Paris trip report, 2011 holidays
For Christmas this year, we chose to leave the US behind and stay in Paris, which was a fantastic decision. The city was alive and bustling, and it was just magical to be there. We ate as much as we possibly could in our few days there...and I was ready to stay another month.
We arrived on the 23rd, and after a really fantastic Christmas concert at Saint-Chapelle, we took a taxi to Le Chateaubriand. We were shocked to be seated, reservation-less, in about 20 minutes. The meal was great -- some of the courses were not terribly tasty, but wonderfully imaginative, and other courses were delicious; in particular, the cod in a smoked mozzarella foam with spinach sauce, and a dessert of Chinese mushrooms with chantilly cream and tangerine slices. Heavenly. It was the last night the restaurant was open before they closed for the holidays, so it got kind of rowdy, the music edged up pretty loud and the servers were running around -- but it was good fun. I would say the only misstep was ordering the wine pairings. The prix fixe menu is quite reasonable at 55 euro/person, and the wine pairings about double that. However, I felt the the selections did not particularly compliment the dishes and they came out so haphazardly we did not know what went with what. If we returned, I think we would be much happier ordering a bottle of wine or two of our own choice.

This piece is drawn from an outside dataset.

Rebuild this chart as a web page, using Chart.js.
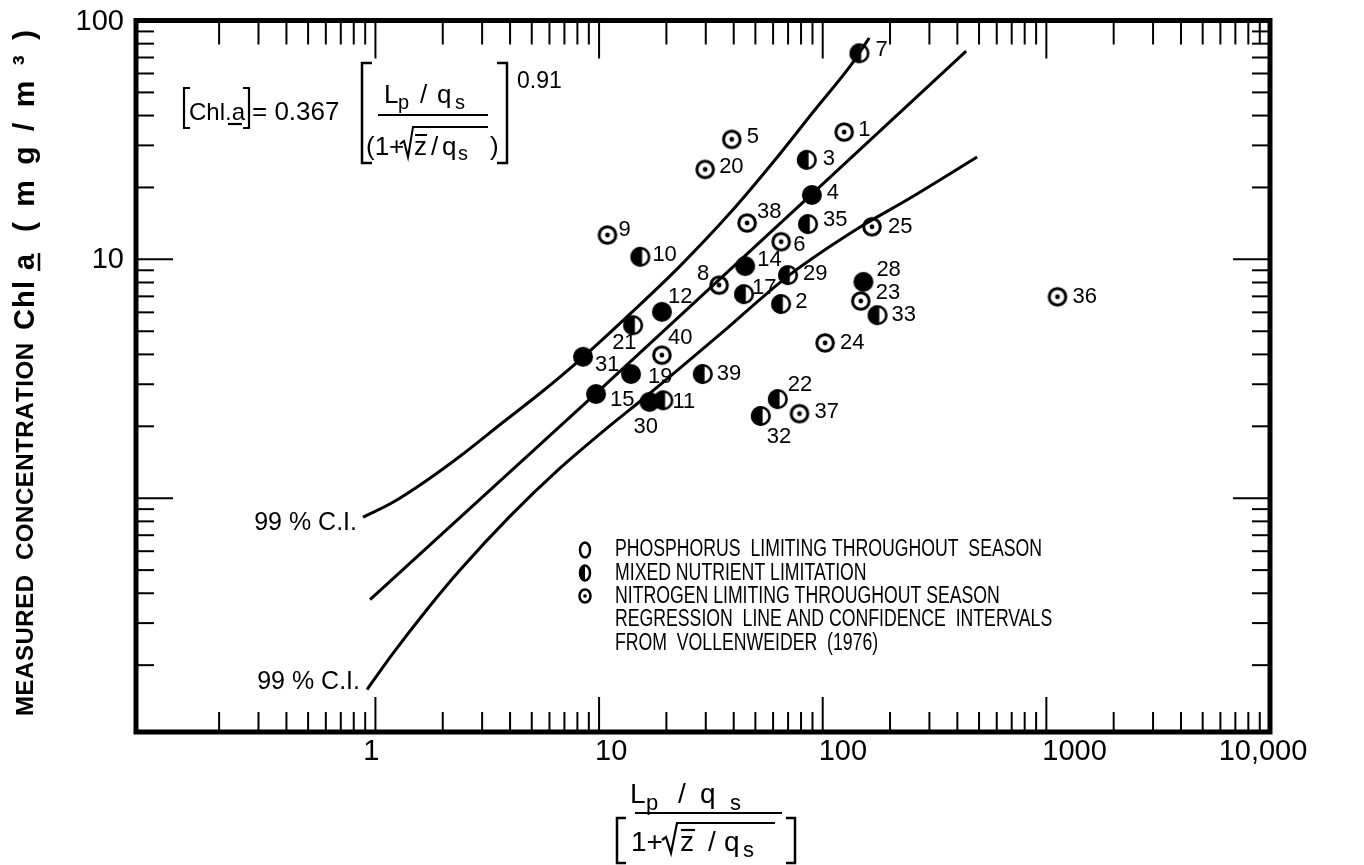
<!DOCTYPE html>
<html><head><meta charset="utf-8">
<style>html,body{margin:0;padding:0;background:#fff;} #c{display:block;}</style>
<script src="https://cdn.jsdelivr.net/npm/chart.js@4.4.1/dist/chart.umd.min.js"></script>
</head><body>
<canvas id="c" width="1364" height="865"></canvas>
<script>
// ---------- DATA ----------
const phosphorusIds = [4, 12, 14, 15, 19, 28, 30, 31];
const phosphorusX   = [89.4, 19.1, 45.0, 9.69, 13.9, 152, 16.8, 8.48];
const phosphorusY   = [18.6, 6.03, 9.37, 2.73, 3.31, 8.05, 2.53, 3.91];

const mixedIds = [2, 3, 7, 10, 11, 17, 21, 22, 29, 32, 33, 35, 39];
const mixedX   = [65.2, 84.9, 146, 15.3, 19.4, 44.5, 14.2, 63.0, 70.0, 52.9, 176, 86.0, 29.1];
const mixedY   = [6.50, 26.1, 72.9, 10.25, 2.57, 7.15, 5.30, 2.60, 8.59, 2.21, 5.84, 14.05, 3.31];

const nitrogenIds = [1, 5, 6, 8, 9, 20, 23, 24, 25, 36, 37, 38, 40];
const nitrogenX   = [124.7, 39.2, 65.2, 34.4, 10.9, 29.8, 148, 102.5, 166, 1121, 78.7, 45.9, 19.1];
const nitrogenY   = [34.1, 31.8, 11.85, 7.80, 12.64, 23.8, 6.69, 4.47, 13.69, 6.97, 2.26, 14.19, 3.97];

const regressionX = [0.946, 9.69, 89.4, 437.8];
const regressionY = [0.376, 2.75, 18.76, 74.5];
const upperCIX = [0.880, 1.198, 1.701, 2.389, 3.72, 5.45, 8.48, 14.19, 23.0, 38.5, 60.0, 90.6, 136.8, 161.3];
const upperCIY = [0.833, 0.962, 1.190, 1.499, 2.08, 2.75, 3.90, 6.07, 9.37, 15.62, 25.5, 41.4, 67.0, 84.5];
const lowerCIX = [0.917, 1.198, 1.701, 2.389, 4.0, 6.69, 10.1, 16.73, 34.8, 70.0, 147, 237.7, 490.4];
const lowerCIY = [0.158, 0.224, 0.342, 0.500, 0.841, 1.336, 1.86, 2.73, 4.86, 8.51, 13.65, 17.71, 26.8];

const xTickValues = [1, 10, 100, 1000, 10000];
const xTickLabels = ['1', '10', '100', '1000', '10,000'];
const yTickValues = [10, 100];
const yTickLabels = ['10', '100'];

const legendLabels = [
  'PHOSPHORUS  LIMITING THROUGHOUT  SEASON',
  'MIXED NUTRIENT LIMITATION',
  'NITROGEN LIMITING THROUGHOUT SEASON',
  'REGRESSION  LINE AND CONFIDENCE  INTERVALS',
  'FROM  VOLLENWEIDER  (1976)'
];
const ciLabel = '99 % C.I.';

// ---------- STYLE (label placement) ----------
const labelOffsets = {1:[14,-2],2:[14,-2],3:[16,-1],4:[15,-2],5:[15,-2],6:[12,3],7:[16,-3],8:[-22,-11],9:[11,-5],
  10:[12,-2],11:[9,2],12:[6,-15],14:[12,-6],15:[14,6],17:[8,-6],19:[17,3],20:[14,-2],21:[-21,18],22:[10,-14],
  23:[15,-8],24:[15,0],25:[16,0],28:[13,-12],29:[15,-1],30:[-16,25],31:[12,8],32:[6,21],33:[14,0],35:[15,-4],
  36:[15,0],37:[15,-2],38:[10,-11],39:[14,0],40:[6,-17]};
const LS = "'Liberation Sans', Arial, Helvetica, sans-serif";

function makeMarker(type) {
  const s = 26, c = document.createElement('canvas');
  c.width = s; c.height = s;
  const g = c.getContext('2d'), cx = 13, cy = 13;
  g.fillStyle = '#000'; g.strokeStyle = '#000';
  if (type === 'solid') {
    g.beginPath(); g.arc(cx, cy, 10, 0, Math.PI * 2); g.fill();
  } else if (type === 'half') {
    g.lineWidth = 2.6; g.beginPath(); g.arc(cx, cy, 8.7, 0, Math.PI * 2); g.stroke();
    g.beginPath(); g.arc(cx, cy, 10, Math.PI * 0.5, Math.PI * 1.5); g.closePath(); g.fill();
    g.fillRect(cx - 0.5, cy - 9.3, 2.2, 18.6);
  } else {
    g.lineWidth = 3; g.beginPath(); g.arc(cx, cy, 8.3, 0, Math.PI * 2); g.stroke();
    g.beginPath(); g.arc(cx, cy, 2.4, 0, Math.PI * 2); g.fill();
  }
  return c;
}
const solidMk = makeMarker('solid'), halfMk = makeMarker('half'), dotMk = makeMarker('dot');

const pts = (xs, ys) => xs.map((x, i) => ({x, y: ys[i]}));

function line(ctx, x1, y1, x2, y2) { ctx.beginPath(); ctx.moveTo(x1, y1); ctx.lineTo(x2, y2); ctx.stroke(); }

// draw text so it spans exactly [u0,u1] (letter-spaced)
function drawSpan(ctx, text, u0, u1, v) {
  const chars = Array.from(text);
  const ws = chars.map(ch => ctx.measureText(ch).width);
  const tot = ws.reduce((a, b) => a + b, 0);
  const span = u1 - u0;
  if (tot >= span || chars.length < 2) {
    ctx.save(); ctx.translate(u0, v); ctx.scale(span / tot, 1);
    ctx.textAlign = 'left'; ctx.fillText(text, 0, 0); ctx.restore(); return;
  }
  const gap = (span - tot) / (chars.length - 1);
  let u = u0;
  ctx.textAlign = 'left';
  chars.forEach((ch, i) => { ctx.fillText(ch, u, v); u += ws[i] + gap; });
}

function bracket(ctx, x, y0, y1, dir, serif) {
  ctx.beginPath(); ctx.moveTo(x + dir * serif, y0); ctx.lineTo(x, y0); ctx.lineTo(x, y1); ctx.lineTo(x + dir * serif, y1); ctx.stroke();
}

const decor = {
  id: 'decor',
  beforeDatasetsDraw(chart) {
    const ctx = chart.ctx, X = chart.scales.x, Y = chart.scales.y, a = chart.chartArea;
    ctx.save();
    ctx.strokeStyle = '#000'; ctx.fillStyle = '#000';
    // frame
    ctx.lineWidth = 5;
    ctx.strokeRect(a.left, a.top, a.right - a.left, a.bottom - a.top);
    // x ticks (inward, top and bottom)
    ctx.lineWidth = 2;
    for (let e = -1; e <= 4; e++) for (let m = 1; m <= 9; m++) {
      const v = m * Math.pow(10, e);
      if (v < 0.15 || v > 9000) continue;
      const px = X.getPixelForValue(v), major = m === 1;
      line(ctx, px, a.bottom, px, a.bottom - (major ? 35 : 20));
      line(ctx, px, a.top, px, a.top + (major ? 38 : 24));
    }
    // y ticks (inward, left and right)
    for (let e = -1; e <= 2; e++) for (let m = 1; m <= 9; m++) {
      const v = m * Math.pow(10, e);
      if (v <= Y.min * 1.02 || v >= 99) continue;
      const py = Y.getPixelForValue(v), major = m === 1;
      line(ctx, a.left, py, a.left + (major ? 37 : 18), py);
      line(ctx, a.right, py, a.right - (major ? 37 : 18), py);
    }
    // tick labels
    ctx.font = `29px ${LS}`; ctx.textBaseline = 'middle';
    xTickValues.forEach((v, i) => {
      const px = X.getPixelForValue(v);
      if (i === 0) { ctx.textAlign = 'center'; ctx.fillText(xTickLabels[i], px - 4, a.bottom + 20); }
      else if (i === xTickValues.length - 1) { ctx.textAlign = 'center'; ctx.fillText(xTickLabels[i], px - 7, a.bottom + 20); }
      else { ctx.textAlign = 'left'; ctx.fillText(xTickLabels[i], px - 4, a.bottom + 20); }
    });
    ctx.textAlign = 'right';
    yTickValues.forEach((v, i) => {
      const py = Y.getPixelForValue(v);
      ctx.fillText(yTickLabels[i], a.left - 12, py + 1);
    });

    // y-axis title (rotated)
    ctx.save();
    ctx.translate(26, 0); ctx.rotate(-Math.PI / 2);
    ctx.textBaseline = 'middle';
    ctx.font = `bold 24px ${LS}`;
    drawSpan(ctx, 'MEASURED  CONCENTRATION', -716, -343, 0);
    ctx.font = `bold 29px ${LS}`;
    drawSpan(ctx, 'Chl', -330, -281, 0);
    drawSpan(ctx, 'a', -270, -254, 0);
    ctx.lineWidth = 2.5; line(ctx, -271, 13, -253, 13);
    ctx.font = `bold 30px ${LS}`;
    drawSpan(ctx, '(mg/m³)', -232, -30, 0);
    ctx.restore();

    // x-axis title (fraction)
    ctx.textBaseline = 'alphabetic'; ctx.textAlign = 'left';
    ctx.font = `28px ${LS}`;
    ctx.fillText('L', 630, 803); ctx.fillText('/', 678, 803); ctx.fillText('q', 700, 803);
    ctx.font = `22px ${LS}`;
    ctx.fillText('p', 646, 810); ctx.fillText('s', 730, 810);
    ctx.lineWidth = 2.2;
    line(ctx, 635, 813, 782, 813);
    ctx.lineWidth = 2.5;
    bracket(ctx, 617, 818, 863, 1, 9);
    bracket(ctx, 795, 818, 863, -1, 9);
    ctx.font = `28px ${LS}`;
    ctx.fillText('1+', 631, 851);
    ctx.lineWidth = 2.2;
    ctx.beginPath(); ctx.moveTo(662, 840); ctx.lineTo(666, 837); ctx.lineTo(671, 853); ctx.lineTo(677, 823); ctx.lineTo(775, 823); ctx.stroke();
    ctx.fillText('z', 680, 851); ctx.fillText('/', 708, 851); ctx.fillText('q', 724, 851);
    line(ctx, 681, 830, 695, 830);
    ctx.font = `22px ${LS}`; ctx.fillText('s', 743, 857);

    // equation (top-left)
    ctx.lineWidth = 2.2;
    bracket(ctx, 184, 88, 128, 1, 6);
    bracket(ctx, 249, 88, 128, -1, 6);
    ctx.font = `24px ${LS}`;
    ctx.fillText('Chl.a', 189, 120);
    line(ctx, 228, 124, 242, 124);
    ctx.font = `26px ${LS}`;
    ctx.fillText('= 0.367', 252, 120);
    ctx.lineWidth = 2.5;
    bracket(ctx, 362, 63, 163, 1, 10);
    bracket(ctx, 507, 63, 163, -1, 10);
    ctx.font = `26px ${LS}`;
    ctx.fillText('L', 384, 103); ctx.fillText('/', 420, 103); ctx.fillText('q', 437, 103);
    ctx.font = `20px ${LS}`;
    ctx.fillText('p', 398, 109); ctx.fillText('s', 455, 109);
    ctx.lineWidth = 2;
    line(ctx, 378, 115, 488, 115);
    ctx.font = `26px ${LS}`;
    ctx.fillText('(1+', 366, 155);
    ctx.beginPath(); ctx.moveTo(400, 144); ctx.lineTo(404, 141); ctx.lineTo(408, 157); ctx.lineTo(413, 127); ctx.lineTo(488, 127); ctx.stroke();
    ctx.fillText('z', 414, 155); ctx.fillText('/', 431, 155); ctx.fillText('q', 442, 155);
    line(ctx, 415, 135, 427, 135);
    ctx.font = `20px ${LS}`; ctx.fillText('s', 458, 160);
    ctx.font = `26px ${LS}`; ctx.fillText(')', 490, 155);
    ctx.font = `23px ${LS}`; ctx.fillText('0.91', 517, 88);

    // CI labels
    ctx.font = `25px ${LS}`; ctx.textBaseline = 'middle'; ctx.textAlign = 'right';
    const u0x = X.getPixelForValue(upperCIX[0]), u0y = Y.getPixelForValue(upperCIY[0]);
    const l0x = X.getPixelForValue(lowerCIX[0]), l0y = Y.getPixelForValue(lowerCIY[0]);
    ctx.fillText(ciLabel, u0x - 6, u0y + 6);
    ctx.fillText(ciLabel, l0x - 7, l0y - 8);

    // legend
    ctx.textAlign = 'left'; ctx.textBaseline = 'middle';
    ctx.font = `23px ${LS}`;
    const sx = 427 / ctx.measureText(legendLabels[0]).width;
    legendLabels.forEach((t, i) => {
      const y = 550 + i * 23.3;
      ctx.save(); ctx.translate(615, y); ctx.scale(sx, 1); ctx.fillText(t, 0, 0); ctx.restore();
    });
    ctx.lineWidth = 2.5;
    ctx.beginPath(); ctx.ellipse(585, 550, 5, 7.5, 0, 0, Math.PI * 2); ctx.stroke();
    ctx.beginPath(); ctx.ellipse(585, 573, 5, 7.5, 0, 0, Math.PI * 2); ctx.stroke();
    ctx.beginPath(); ctx.ellipse(585, 573, 6, 8.5, 0, Math.PI * 0.5, Math.PI * 1.5); ctx.closePath(); ctx.fill();
    ctx.beginPath(); ctx.ellipse(585, 596, 5.5, 6.5, 0, 0, Math.PI * 2); ctx.stroke();
    ctx.beginPath(); ctx.arc(585, 596, 1.8, 0, Math.PI * 2); ctx.fill();
    ctx.restore();
  },
  afterDatasetsDraw(chart) {
    const ctx = chart.ctx, X = chart.scales.x, Y = chart.scales.y;
    ctx.save();
    ctx.fillStyle = '#000'; ctx.font = `22px ${LS}`;
    ctx.textBaseline = 'middle'; ctx.textAlign = 'left';
    [[phosphorusIds, phosphorusX, phosphorusY], [mixedIds, mixedX, mixedY], [nitrogenIds, nitrogenX, nitrogenY]]
      .forEach(([ids, xs, ys]) => ids.forEach((id, i) => {
        const px = X.getPixelForValue(xs[i]), py = Y.getPixelForValue(ys[i]);
        const off = labelOffsets[id] || [13, 0];
        ctx.fillText(String(id), px + off[0], py + off[1]);
      }));
    ctx.restore();
  }
};

const lineDs = (label, xs, ys, mode) => ({
  label, data: pts(xs, ys), showLine: true, pointRadius: 0, borderColor: '#000', borderWidth: 3,
  backgroundColor: '#000', fill: false, cubicInterpolationMode: mode, tension: 0
});

new Chart(document.getElementById('c'), {
  type: 'scatter',
  data: {
    datasets: [
      { label: 'Phosphorus limiting throughout season', data: pts(phosphorusX, phosphorusY), pointStyle: solidMk, pointRadius: 10 },
      { label: 'Mixed nutrient limitation', data: pts(mixedX, mixedY), pointStyle: halfMk, pointRadius: 10 },
      { label: 'Nitrogen limiting throughout season', data: pts(nitrogenX, nitrogenY), pointStyle: dotMk, pointRadius: 10 },
      lineDs('Regression line', regressionX, regressionY, 'default'),
      lineDs('Upper 99% C.I.', upperCIX, upperCIY, 'monotone'),
      lineDs('Lower 99% C.I.', lowerCIX, lowerCIY, 'monotone')
    ]
  },
  options: {
    responsive: false, animation: false, devicePixelRatio: 1,
    layout: { padding: { top: 20.5, right: 94, left: 0, bottom: 0 } },
    plugins: { legend: { display: false }, tooltip: { enabled: false } },
    scales: {
      x: { type: 'logarithmic', min: 0.085, max: 10000, grid: { display: false }, border: { display: false },
           ticks: { display: false }, afterFit(s) { s.height = 133; } },
      y: { type: 'logarithmic', min: 0.105, max: 100, grid: { display: false }, border: { display: false },
           ticks: { display: false }, afterFit(s) { s.width = 136; } }
    }
  },
  plugins: [decor]
});
</script>
</body></html>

On Christmas Eve, we got provisions for the next day on Rue de Bretagne. We went to dinner at Huiterie Regis. I feel a little sheepish saying I prefer the tiny, briny, oysters of the US east coast to Fines de Claires and Spéciales de Claires. Those oysters were positively enormous, with a very velvety delicate flavor. A great revelation was how much we liked the shrimp! The restaurant is cozy and lovely, and we stumbled out to happen upon Christmas mass at Saint-Germain, which made for a really terrific night.
Christmas Day, we wandered around all parts of the city, which felt really alive; lots of people out with their families. We had an extremely rich and delicious dinner at Les Cocottes. The place was full of mainly English speakers. We began with the fois gras terrine, which we could have easily consumed another plate of. We then shared the potatoes with pigs feet, and the Christmas special of the chicken stuffed with fois gras. Both were truly amazing, sumptuous, buttery. My only quibbles was that the chicken was a bit dry, and the food came out literally immediately, within a matter of minutes; suggesting to me that they were expecting hordes so prepared quite a lot of food in advance. That was a little disappointing. We ended with the famous chocolate tart and the coffee buche de noel. Service was casual and lively.
The next day we stuffed our little faces with a selection of pastries from a lovely patisserie on Rue de Bretagne. We had a chocolate eclair, dark chocolate and raspberry croissant, and a "tarte tropizenne," which was basically a sandwich of sponge cake with bavarian cream in the middle. Never seen it in the US, and it was amazing. Our afternoon snack was snails at L'Escargot Montorgueil. We've only had sea snails in Barcelona before, so this was our first foray into escargot-dom. We had the snails classically done (the idea of curry and roquefort turned my stomach a bit), with a really wonderful country terrine with onion jam. Snails, terrine and white wine made for a terrific snack that we're not really privy to in the US. We weren't really hungry till 10:30pm or so, when we wandered into Le Verre Vole, right near the apartment we rented. The place was packed and we were grateful they were still serving. We started with Utah oysters; which we far preferred to the Claires we had at HR. I got the confit de canard and my husband got the boudin noir. Both were really incredible. I must say, the presentation is reminiscent of so much cuisine in Brooklyn/NYC right now, but it was still delicious and wonderfully executed. We ended with a pot of chocolate with tangerines on top. Our server was knowledgeable and cordial, and by the end of the night, treated us to several glasses of wine...no complaints from us.
On our final day, Pain de Sucre was finally open after the Christmas holiday. We spent about 20 minutes deciding what to get before settling on a seasonal pastry of pistachios, chocolate, pralines and mint. It was extraordinary, and the piece was truly a work of art. The precision in the presentation was breathtaking. Upon my return to NYC I went to Eataly and looked at the pastries which looked just sloppy after Pain de Sucre. We bought a few rich mini sandwiches at their savory shop and hit the road. Our last meal was a crepe at a serviceable place in Montmarte; my husband was tired and cranky, and we were about to get on the Eurostar, so it was the best we could do.
Though plenty of places were closed for the holiday season, plenty were open too. That might have been a blessing as it limited our surfeit of choices for our precious few days.
Seriously can't wait to return. Bonne année!